City spokesperson Maureen Brady told the Journal-World Monday afternoon that there will be action to approve the city’s appointees to the board during Tuesday’s meeting if the resolution is approved, however. Per the meeting agenda, the city’s three recommended board members are Shannon Oury, the executive director of the Lawrence-Douglas County Housing Authority; Chuck Magerl, owner of Free State Brewing Company; and Elizabeth Keever, the chief development officer at Heartland Community Health Center. Oury would be appointed to the three-year term, Magerl to the two-year term and Keever to the one-year term under the staggered structure outlined in the resolution.

As for the additional $150,000 in shelter funding, a memo with Tuesday’s meeting agenda notes that amount should sustain the shelter’s services through the end of the year. As the Journal-World reported in July, LCS interim director Melanie Valdez said the shelter’s funds were well short of the roughly $1.6 million per year it needs to keep running.

The addendum to the funding agreement establishes additional requirements on top of what’s in the base funding agreement, including entering all clients’ names on the county’s by-name list, maintaining a minimum capacity of 100 beds per night, and increasing its total shelter capacity when outdoor temperatures dip below 40 degrees.

The addendum also requires the shelter to offer “day services … including but not limited to three meals per day” to all guests, but doesn’t offer any further specifics. The shelter is also to cooperate with the Lawrence Police Department and accept referrals as long as the client meets the shelter’s eligibility requirements. Another requirement states that the shelter “will offer operational support to other emergency and temporary sheltering systems within the city.”

In other business, commissioners will:

• During a work session, hear an update about the strong and welcoming neighborhoods goal area of the city’s strategic plan.

Though commissioners don’t take any action on items covered during work sessions, the presentation included as an attachment with this week’s agenda seems to be almost entirely dedicated to following up on previous discussions about homelessness that have taken place at recent City Commission meetings.

For example, one slide of the presentation is about “addressing public camping,” with bullet points that touch on the regulations for city park hours and the downtown zoning district. That seems to be a direct response to calls from Lawrence Mayor Lisa Larsen at one meeting in mid-September for more information about why the city isn’t enforcing a no-camping ordinance. Another bullet point on the slide mentions the rules for the Lawrence Public Library’s lawn, the site of an uptick in disruptive behavior since the summer. That space is technically under the jurisdiction of the City of Lawrence, which owns the land the library sits on, that lawn and the parking garage next door.
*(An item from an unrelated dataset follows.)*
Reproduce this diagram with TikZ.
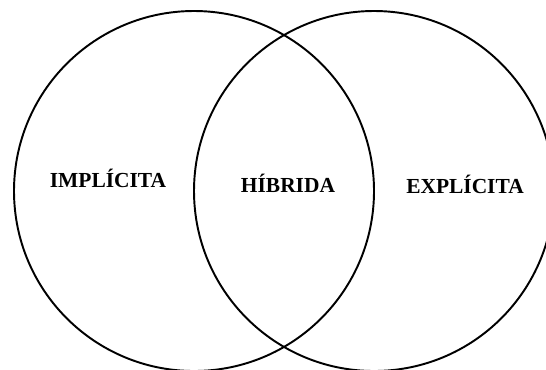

Other slides address how the city is addressing new and existing campsites where people experiencing homelessness are living around the city. The city apparently has a new website reporting form and phone number for reporting new camps, for example, and the presentation says the city is using “assertive intervention to support recovery from chronic homelessness” in addressing established sites.

Another slide addressing emergency shelter includes a couple of notes about the city’s planned Pallet Shelter Village at 256 North Michigan St. According to the presentation, the Pallet Shelter Village is expected to be operating by December — but as it stands, the city still doesn’t have a social service agency lined up to operate the temporary shelter site.

The presentation also claims there are an additional 45 unused Pallet shelters at the city’s disposal, but Brady confirmed Monday afternoon that number is inaccurate. The city’s purchase contract with Pallet approved back in March included the cost of 75 shelters, and the city most recently has maintained that the North Michigan Street site will include 50 of them. That is still the plan, she said.

Brady also told the Journal-World that city staff looked at the Lawrence Community Shelter property to see if the additional Pallet cabins might fit, in response to a question about whether the city has assessed the viability of placing the unused cabins there. Brady said no design or construction work related to installing them there has taken place, though.

The Lawrence City Commission will convene at 5:45 p.m. Tuesday at City Hall, 6 E. Sixth St.